[INFORMATION SUPPLIED]
## Start
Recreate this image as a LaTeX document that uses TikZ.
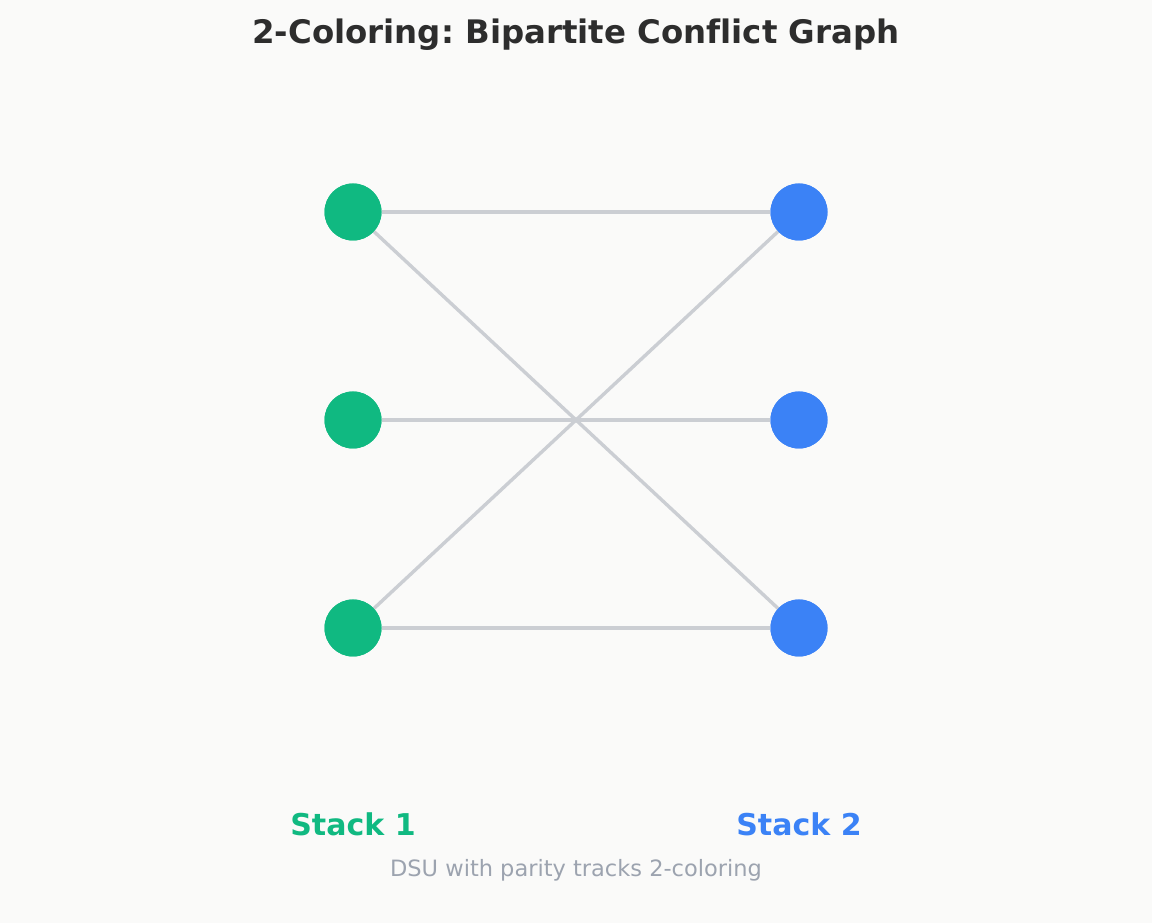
\documentclass[tikz,border=0pt]{standalone}
\usepackage{fontspec}
\setmainfont[Ligatures=NoCommon]{DejaVu Sans}
\frenchspacing
\definecolor{bgc}{HTML}{FAFAF9}
\definecolor{titlec}{HTML}{2D2D2D}
\definecolor{greenc}{HTML}{10B981}
\definecolor{bluec}{HTML}{3B82F6}
\definecolor{edgec}{HTML}{CBCED3}
\definecolor{subc}{HTML}{9CA3AF}
\tikzset{
  vert/.style={circle,minimum size=57pt,inner sep=0pt},
  lvert/.style={vert,fill=greenc},
  rvert/.style={vert,fill=bluec},
  conn/.style={draw=edgec,line width=3.4pt},
}
\begin{document}
\begin{tikzpicture}[x=1pt,y=1pt]
\fill[bgc] (0,0) rectangle (1152,923);
\useasboundingbox (0,0) rectangle (1152,923);
\node[anchor=base,text=titlec,font=\bfseries\fontsize{32.4}{38}\selectfont] (title) at (576,879) {2-Coloring: Bipartite Conflict Graph};
\node[lvert] (l1) at (353,711) {};
\node[lvert] (l2) at (353,503) {};
\node[lvert] (l3) at (353,295) {};
\node[rvert] (r1) at (799,711) {};
\node[rvert] (r2) at (799,503) {};
\node[rvert] (r3) at (799,295) {};
\draw[conn] (l1) -- (r1);
\draw[conn] (l1) -- (r3);
\draw[conn] (l2) -- (r2);
\draw[conn] (l3) -- (r1);
\draw[conn] (l3) -- (r3);
\node[lvert] at (l1) {};
\node[lvert] at (l2) {};
\node[lvert] at (l3) {};
\node[rvert] at (r1) {};
\node[rvert] at (r2) {};
\node[rvert] at (r3) {};
\node[anchor=base,text=greenc,font=\bfseries\fontsize{30}{36}\selectfont] (s1) at (353,87) {Stack 1};
\node[anchor=base,text=bluec,font=\bfseries\fontsize{30}{36}\selectfont] (s2) at (799,87) {Stack 2};
\node[anchor=base,text=subc,font=\fontsize{22.5}{27}\selectfont] (sub) at (576,46) {DSU with parity tracks 2-coloring};
\end{tikzpicture}
\end{document}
## End
Give the material again exactly as it is, but keep the pictures out.

[WRITTEN SOLUTION]
Recreate this image as a LaTeX document that uses TikZ.
\documentclass[tikz,border=0pt]{standalone}
\usepackage{fontspec}
\setmainfont[Ligatures=NoCommon]{DejaVu Sans}
\frenchspacing
\definecolor{bgc}{HTML}{FAFAF9}
\definecolor{titlec}{HTML}{2D2D2D}
\definecolor{greenc}{HTML}{10B981}
\definecolor{bluec}{HTML}{3B82F6}
\definecolor{edgec}{HTML}{CBCED3}
\definecolor{subc}{HTML}{9CA3AF}
\tikzset{
  vert/.style={circle,minimum size=57pt,inner sep=0pt},
  lvert/.style={vert,fill=greenc},
  rvert/.style={vert,fill=bluec},
  conn/.style={draw=edgec,line width=3.4pt},
}
\begin{document}
\begin{tikzpicture}[x=1pt,y=1pt]
\fill[bgc] (0,0) rectangle (1152,923);
\useasboundingbox (0,0) rectangle (1152,923);
\node[anchor=base,text=titlec,font=\bfseries\fontsize{32.4}{38}\selectfont] (title) at (576,879) {2-Coloring: Bipartite Conflict Graph};
\node[lvert] (l1) at (353,711) {};
\node[lvert] (l2) at (353,503) {};
\node[lvert] (l3) at (353,295) {};
\node[rvert] (r1) at (799,711) {};
\node[rvert] (r2) at (799,503) {};
\node[rvert] (r3) at (799,295) {};
\draw[conn] (l1) -- (r1);
\draw[conn] (l1) -- (r3);
\draw[conn] (l2) -- (r2);
\draw[conn] (l3) -- (r1);
\draw[conn] (l3) -- (r3);
\node[lvert] at (l1) {};
\node[lvert] at (l2) {};
\node[lvert] at (l3) {};
\node[rvert] at (r1) {};
\node[rvert] at (r2) {};
\node[rvert] at (r3) {};
\node[anchor=base,text=greenc,font=\bfseries\fontsize{30}{36}\selectfont] (s1) at (353,87) {Stack 1};
\node[anchor=base,text=bluec,font=\bfseries\fontsize{30}{36}\selectfont] (s2) at (799,87) {Stack 2};
\node[anchor=base,text=subc,font=\fontsize{22.5}{27}\selectfont] (sub) at (576,46) {DSU with parity tracks 2-coloring};
\end{tikzpicture}
\end{document}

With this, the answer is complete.